The sky may be imagined as another and better 'earth' high above, a storehouse full of riches. The word ra'i was (according to Henry) used for 'palace' and 'prince'. Churchill mentions 'paradise' as one of the meanings.

Remarkably we find ragi used with a very similar meaning among the Modoc Indians:

Modoc, a language used on the northwest coast of North America: 'A single word, lagi, was used both for the chief and for a rich man who possessed several wives, horses, armour made of leather or wooden slats, well-filled quivers and precious firs. In addition to owning these material assets, the chief had to win military victories, possess exceptional spiritual powers and display a gift for oratory.' (The Naked Man)

The riches in the sky were reachable, it seems, at winter solstice, when the old year was left behind and a new year was being born. With the proper rites these riches could be expected, in the coming year, to be returned to earth (from which they once must have originated). The Hawaiians give us a good example:

"... the renewal of kingship at the climax of the Makahiki coincides with the rebirth of nature. For in the ideal ritual calendar, the kali'i battle follows the autumnal appearance of the Pleiades, by thirty-three days - thus precisely, in the late eighteenth century, 21 December, the winter solstice. The king returns to power with the sun.

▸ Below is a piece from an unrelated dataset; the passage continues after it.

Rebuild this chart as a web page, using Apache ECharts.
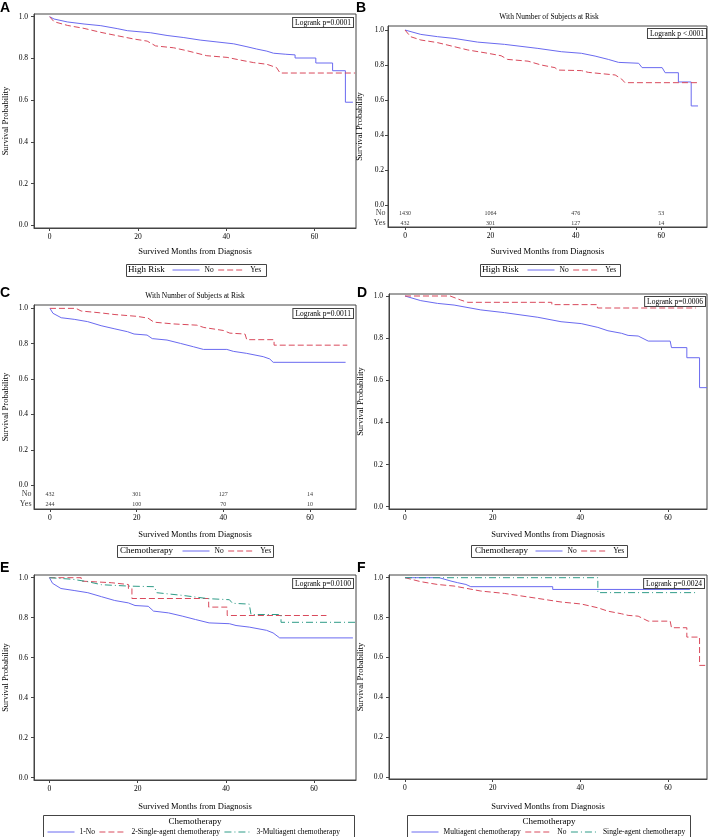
<!DOCTYPE html>
<html>
<head>
<meta charset="utf-8">
<script src="https://cdn.jsdelivr.net/npm/echarts@6/dist/echarts.min.js"></script>
<style>
  html, body { margin: 0; padding: 0; background: #fff; }
  #main { width: 709px; height: 837px; }
</style>
</head>
<body>
<div id="main"></div>
<script>
// ticks shared by all six panels
const monthTicks = [0, 20, 40, 60];
const probTicks = [0, 0.2, 0.4, 0.6, 0.8, 1.0];

// KM curves, [month, survival] vertices
const aNo = [[0,1],[1,0.989],[4,0.975],[7.8,0.965],[11.6,0.957],[15.3,0.943],[17.6,0.933],[22.9,0.923],[26.6,0.91],[30.4,0.9],[34.1,0.888],[37.9,0.879],[41.7,0.87],[44.7,0.856],[46.9,0.845],[49.2,0.835],[50.7,0.825],[53.5,0.82],[55.6,0.817],[55.6,0.802],[60.3,0.802],[60.3,0.778],[64.1,0.778],[64.1,0.741],[67,0.741],[67,0.59],[68.7,0.59]];
const aYes = [[0,1],[1,0.976],[4.1,0.958],[7.8,0.944],[11.6,0.925],[15.3,0.909],[19.1,0.893],[22.1,0.883],[24,0.86],[28.1,0.851],[31.1,0.837],[35.6,0.813],[40.2,0.805],[43.2,0.792],[46.2,0.78],[49.2,0.772],[51.4,0.756],[52.2,0.73],[69.2,0.73]];

const bNo = [[0,1],[3.7,0.975],[7.6,0.962],[11.5,0.952],[17,0.931],[23.3,0.918],[31.1,0.895],[36.6,0.876],[41.3,0.867],[44.5,0.851],[47.6,0.832],[50,0.815],[54.7,0.81],[55.5,0.785],[60.2,0.785],[60.9,0.756],[64,0.756],[64,0.703],[67,0.703],[67,0.566],[68.6,0.566]];
const bYes = [[0,1],[1.3,0.962],[3.7,0.943],[7.6,0.928],[11.5,0.905],[14.7,0.886],[19.4,0.867],[22.5,0.853],[24,0.832],[28.8,0.822],[31.9,0.8],[35.1,0.785],[35.8,0.771],[41.3,0.768],[42.9,0.758],[49.2,0.743],[50.7,0.72],[51.5,0.699],[68.8,0.699]];
const bRiskNo = [1430, 1064, 476, 53];
const bRiskYes = [432, 301, 127, 14];

const cNo = [[0,1],[0.7,0.972],[2.6,0.947],[5.6,0.938],[8.7,0.925],[11.8,0.902],[14.8,0.885],[17.9,0.868],[19.4,0.855],[22.4,0.849],[23.6,0.829],[27,0.821],[30.1,0.802],[33.1,0.783],[35.4,0.768],[40.8,0.768],[42.3,0.757],[45.3,0.746],[49.2,0.727],[50.7,0.714],[51.5,0.695],[68.2,0.695]];
const cYes = [[0,1],[6,1],[7.2,0.985],[11.5,0.975],[15,0.965],[20,0.955],[22.6,0.945],[24,0.922],[28.5,0.912],[33.9,0.905],[35.5,0.892],[40,0.875],[41.5,0.86],[45,0.855],[45.4,0.823],[51.7,0.823],[51.7,0.792],[68.6,0.792]];
const cRiskNo = [432, 301, 127, 14];
const cRiskYes = [244, 100, 70, 10];

const dNo = [[0,1],[3.6,0.978],[7.4,0.965],[11.2,0.957],[17.3,0.934],[22.7,0.921],[30.3,0.899],[35.6,0.878],[40.2,0.869],[44,0.851],[46.3,0.835],[49.4,0.823],[50.9,0.813],[53.2,0.81],[55.5,0.786],[60.5,0.786],[60.8,0.755],[64.3,0.755],[64.3,0.707],[67.2,0.707],[67.2,0.565],[68.9,0.565]];
const dYes = [[0,1],[10.3,1],[10.5,0.992],[12.7,0.981],[14.3,0.97],[33.5,0.97],[33.5,0.959],[43.9,0.959],[43.9,0.943],[66.4,0.943]];

const eNo = [[0,1],[0.7,0.972],[2.6,0.946],[5.6,0.936],[8.7,0.925],[11.8,0.905],[14.8,0.886],[17.9,0.874],[19.4,0.861],[22.4,0.857],[23.6,0.833],[27,0.824],[30.1,0.808],[33.1,0.791],[36.2,0.774],[40.8,0.77],[42.3,0.761],[45.3,0.753],[49.2,0.737],[50.7,0.724],[52.2,0.699],[68.8,0.699]];
const eSingle = [[0,1],[7.2,1],[7.2,0.983],[14,0.975],[14,0.966],[17.9,0.966],[17.9,0.946],[18.7,0.946],[18.7,0.896],[36.1,0.896],[36.1,0.853],[40.3,0.853],[40.3,0.811],[62.8,0.811]];
const eMulti = [[0,1],[5.3,0.992],[8.7,0.98],[11.8,0.965],[17.9,0.958],[23.8,0.955],[24.3,0.925],[30,0.912],[36.1,0.895],[40.8,0.89],[41.5,0.872],[45.3,0.868],[45.7,0.816],[52.5,0.816],[52.5,0.777],[69.3,0.777]];

const fMulti = [[0,1],[7.8,1],[7.8,0.992],[10.5,0.983],[12,0.975],[13.9,0.966],[15,0.955],[33.7,0.955],[33.7,0.941],[65,0.941]];
const fNo = [[0,1],[3.6,0.98],[7.4,0.966],[11.2,0.958],[17.3,0.933],[22.7,0.921],[30.3,0.896],[35.6,0.878],[40.2,0.868],[44,0.849],[46.3,0.832],[49.4,0.819],[50.9,0.811],[53.2,0.807],[55.5,0.782],[60.5,0.782],[60.8,0.749],[64.3,0.749],[64.3,0.702],[67.2,0.702],[67.2,0.56],[68.9,0.56]];
const fSingle = [[0,1],[44,1],[44,0.925],[66.2,0.925]];

const BLUE = '#6a6af0', RED = '#d94a5c', GREEN = '#2f9c88';
const DASH = [6, 3], DASHDOT = [7, 3, 1, 3];
const SERIF = 'Liberation Serif';
const FRAME = '#444';

// layout of each panel (pixels in the 709x837 page)
const panels = [
  { id: 'A', grid: [33, 14, 323, 214], x: [-3.54, 69.4], y: [-0.013, 1.013], lab: 6, nameGap: 19,
    curves: [['No', aNo, BLUE, 'solid'], ['Yes', aYes, RED, DASH]],
    logrank: ['Logrank p=0.0001', 353, 18], letter: [0, 1],
    head: ['High Risk', 128, 270], box: [126, 264, 140, 12], leg: [172, 266] },
  { id: 'B', grid: [388, 26, 319, 201], x: [-3.98, 70.7], y: [-0.126, 1.023], lab: 4, nameGap: 20,
    curves: [['No', bNo, BLUE, 'solid'], ['Yes', bYes, RED, DASH]],
    risk: [[-0.046, 'No', bRiskNo], [-0.103, 'Yes', bRiskYes]],
    sub: [549, 17],
    logrank: ['Logrank p <.0001', 706, 29], letter: [356, 1],
    head: ['High Risk', 482, 270], box: [480, 264, 140, 12], leg: [527, 266] },
  { id: 'C', grid: [33, 305, 323, 204], x: [-3.68, 70.6], y: [-0.134, 1.019], lab: 6, nameGap: 21,
    curves: [['No', cNo, BLUE, 'solid'], ['Yes', cYes, RED, DASH]],
    risk: [[-0.051, 'No', cRiskNo], [-0.106, 'Yes', cRiskYes]],
    sub: [195, 296],
    logrank: ['Logrank p=0.0011', 353, 309], letter: [0, 286],
    head: ['Chemotherapy', 120, 551], box: [117, 545, 156, 12], leg: [182, 547] },
  { id: 'D', grid: [389, 294, 318, 215], x: [-3.65, 68.9], y: [-0.011, 1.0095], lab: 6, nameGap: 21,
    curves: [['No', dNo, BLUE, 'solid'], ['Yes', dYes, RED, DASH]],
    logrank: ['Logrank p=0.0006', 705, 297], letter: [357, 286],
    head: ['Chemotherapy', 475, 551], box: [471, 545, 156, 12], leg: [535, 547] },
  { id: 'E', grid: [33, 575, 323, 205], x: [-3.5, 69.5], y: [-0.0115, 1.0135], lab: 6, nameGap: 22,
    curves: [['1-No', eNo, BLUE, 'solid'], ['2-Single-agent chemotherapy', eSingle, RED, DASH], ['3-Multiagent chemotherapy', eMulti, GREEN, DASHDOT]],
    logrank: ['Logrank p=0.0100', 353, 579], letter: [0, 561],
    head: ['Chemotherapy', 195, 822, 'center'], box: [43, 815, 311, 24], leg: [47, 828] },
  { id: 'F', grid: [389, 575, 318, 204], x: [-3.65, 68.9], y: [-0.01, 1.0135], lab: 6, nameGap: 23,
    curves: [['Multiagent chemotherapy', fMulti, BLUE, 'solid'], ['No', fNo, RED, DASH], ['Single-agent chemotherapy', fSingle, GREEN, DASHDOT]],
    logrank: ['Logrank p=0.0024', 704, 579], letter: [357, 561],
    head: ['Chemotherapy', 549, 822, 'center'], box: [407, 815, 283, 24], leg: [411, 828] }
];

const grid = [], xAxis = [], yAxis = [], series = [], legend = [], graphic = [];

panels.forEach((p, i) => {
  grid.push({ left: p.grid[0], top: p.grid[1], width: p.grid[2], height: p.grid[3],
    show: true, borderColor: FRAME, borderWidth: 1, backgroundColor: 'transparent' });

  xAxis.push({ gridIndex: i, type: 'value', min: p.x[0], max: p.x[1],
    name: 'Survived Months from Diagnosis', nameLocation: 'middle', nameGap: p.nameGap,
    nameTextStyle: { fontFamily: SERIF, fontSize: 8.5, color: '#000' },
    axisLine: { show: true, onZero: false, lineStyle: { color: FRAME, width: 1 } },
    axisTick: { show: true, length: 3, customValues: monthTicks, lineStyle: { color: FRAME } },
    axisLabel: { customValues: monthTicks, margin: 5, fontFamily: SERIF, fontSize: 7.5, color: '#000' },
    splitLine: { show: false } });

  yAxis.push({ gridIndex: i, type: 'value', min: p.y[0], max: p.y[1],
    name: 'Survival Probability', nameLocation: 'middle', nameGap: 24,
    nameTextStyle: { fontFamily: SERIF, fontSize: 8.5, color: '#000' },
    axisLine: { show: true, onZero: false, lineStyle: { color: FRAME, width: 1 } },
    axisTick: { show: true, length: 3, customValues: probTicks, lineStyle: { color: FRAME } },
    axisLabel: { customValues: probTicks, margin: p.lab, fontFamily: SERIF, fontSize: 7.5, color: '#000',
      formatter: v => v.toFixed(1) },
    splitLine: { show: false } });

  const names = [];
  p.curves.forEach(([name, data, color, dash]) => {
    const sname = p.id + ':' + name;
    names.push(sname);
    series.push({ type: 'line', name: sname, xAxisIndex: i, yAxisIndex: i, data: data,
      symbol: 'circle', showSymbol: false, silent: true, animation: false,
      lineStyle: { color: color, width: 1, type: dash }, itemStyle: { color: color } });
  });

  // numbers at risk rows inside the frame
  if (p.risk) {
    p.risk.forEach(([rowY, rowName, counts]) => {
      series.push({ type: 'scatter', xAxisIndex: i, yAxisIndex: i, silent: true, animation: false,
        symbolSize: 1, itemStyle: { color: 'transparent' },
        data: monthTicks.map((m, k) => [m, rowY, counts[k]]),
        label: { show: true, position: 'inside', formatter: q => q.value[2],
          fontFamily: SERIF, fontSize: 6, color: '#000' } });
      series.push({ type: 'scatter', xAxisIndex: i, yAxisIndex: i, silent: true, animation: false,
        symbolSize: 1, itemStyle: { color: 'transparent' },
        data: [[p.x[0], rowY]],
        label: { show: true, position: 'left', distance: 2, formatter: rowName,
          fontFamily: SERIF, fontSize: 8, color: '#000' } });
    });
  }

  // legend shows only the line sample: the marker is made transparent
  legend.push({ left: p.leg[0], top: p.leg[1], padding: 0, itemWidth: 27, itemHeight: 8, itemGap: 4,
    selectedMode: false, data: names, formatter: n => n.slice(2),
    itemStyle: { color: 'transparent', borderColor: 'transparent', borderWidth: 0 },
    lineStyle: { width: 1 },
    textStyle: { fontFamily: SERIF, fontSize: 7.5, color: '#000' } });

  // legend frame and heading
  graphic.push({ type: 'rect', silent: true,
    shape: { x: p.box[0] + 0.5, y: p.box[1] + 0.5, width: p.box[2], height: p.box[3] },
    style: { fill: 'none', stroke: FRAME, lineWidth: 1 } });
  graphic.push({ type: 'text', silent: true, x: p.head[1], y: p.head[2],
    style: { text: p.head[0], fontFamily: SERIF, fontSize: 9, fill: '#000',
      align: p.head[3] || 'left', verticalAlign: 'middle' } });

  // logrank box
  graphic.push({ type: 'text', silent: true, x: p.logrank[1], y: p.logrank[2],
    style: { text: p.logrank[0], fontFamily: SERIF, fontSize: 7.5, fill: '#000',
      align: 'right', verticalAlign: 'top', padding: [1, 2, 0, 2],
      borderColor: FRAME, borderWidth: 1, backgroundColor: '#fff' } });

  // panel letter
  graphic.push({ type: 'text', silent: true, x: p.letter[0], y: p.letter[1],
    style: { text: p.id, fontFamily: 'Liberation Sans', fontWeight: 'bold', fontSize: 14, fill: '#000' } });

  if (p.sub) {
    graphic.push({ type: 'text', silent: true, x: p.sub[0], y: p.sub[1],
      style: { text: 'With Number of Subjects at Risk', fontFamily: SERIF, fontSize: 7.5, fill: '#000',
        align: 'center', verticalAlign: 'middle' } });
  }
});

const chart = echarts.init(document.getElementById('main'), null, { renderer: 'canvas' });
chart.setOption({
  backgroundColor: '#fff',
  animation: false,
  grid, xAxis, yAxis, series, legend, graphic
});
</script>
</body>
</html>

Whereas, over the next two days, Lono plays the part of the sacrifice. The Makahiki effigy is dismantled and hidden away in a rite watched over by the king's 'living god', Kahoali'i or 'The-Companion-of-the-King', the one who is also known as 'Death-is-Near' (Koke-na-make). Close kinsman of the king as his ceremonial double, Kahoali'i swallows the eye of the victim in ceremonies of human sacrifice (condensed symbolic trace of the cannibalistic 'stranger-king').  

The 'living god', moreover, passes the night prior to the dismemberment of Lono in a temporary house called 'the net house of Kahoali'i', set up before the temple structure where the image sleeps. In the myth pertinent to these rites, the trickster hero - whose father has the same name (Kuuka'ohi'alaki) as the Kuu-image of the temple - uses a certain 'net of Maoloha' to encircle a house, entrapping the goddess Haumea; whereas, Haumea (or Papa) is also a version of La'ila'i, the archetypal fertile woman, and the net used to entangle her had belonged to one Makali'i, 'Pleiades'.

Just so, the succeeding Makahiki ceremony, following upon the putting away of the god, is called 'the net of Maoloha', and represents the gains in fertility accruing to the people from the victory over Lono.  A large, loose-mesh net, filled with all kinds of food, is shaken at a priest's command. Fallen to earth, and to man's lot, the food is the augury of the coming year. The fertility of nature thus taken by humanity, a tribute-canoe of offerings to Lono is set adrift for Kahiki, homeland of the gods ..." (Islands of History)

The form of the sky hemisphere is not easy to follow when building with timbers.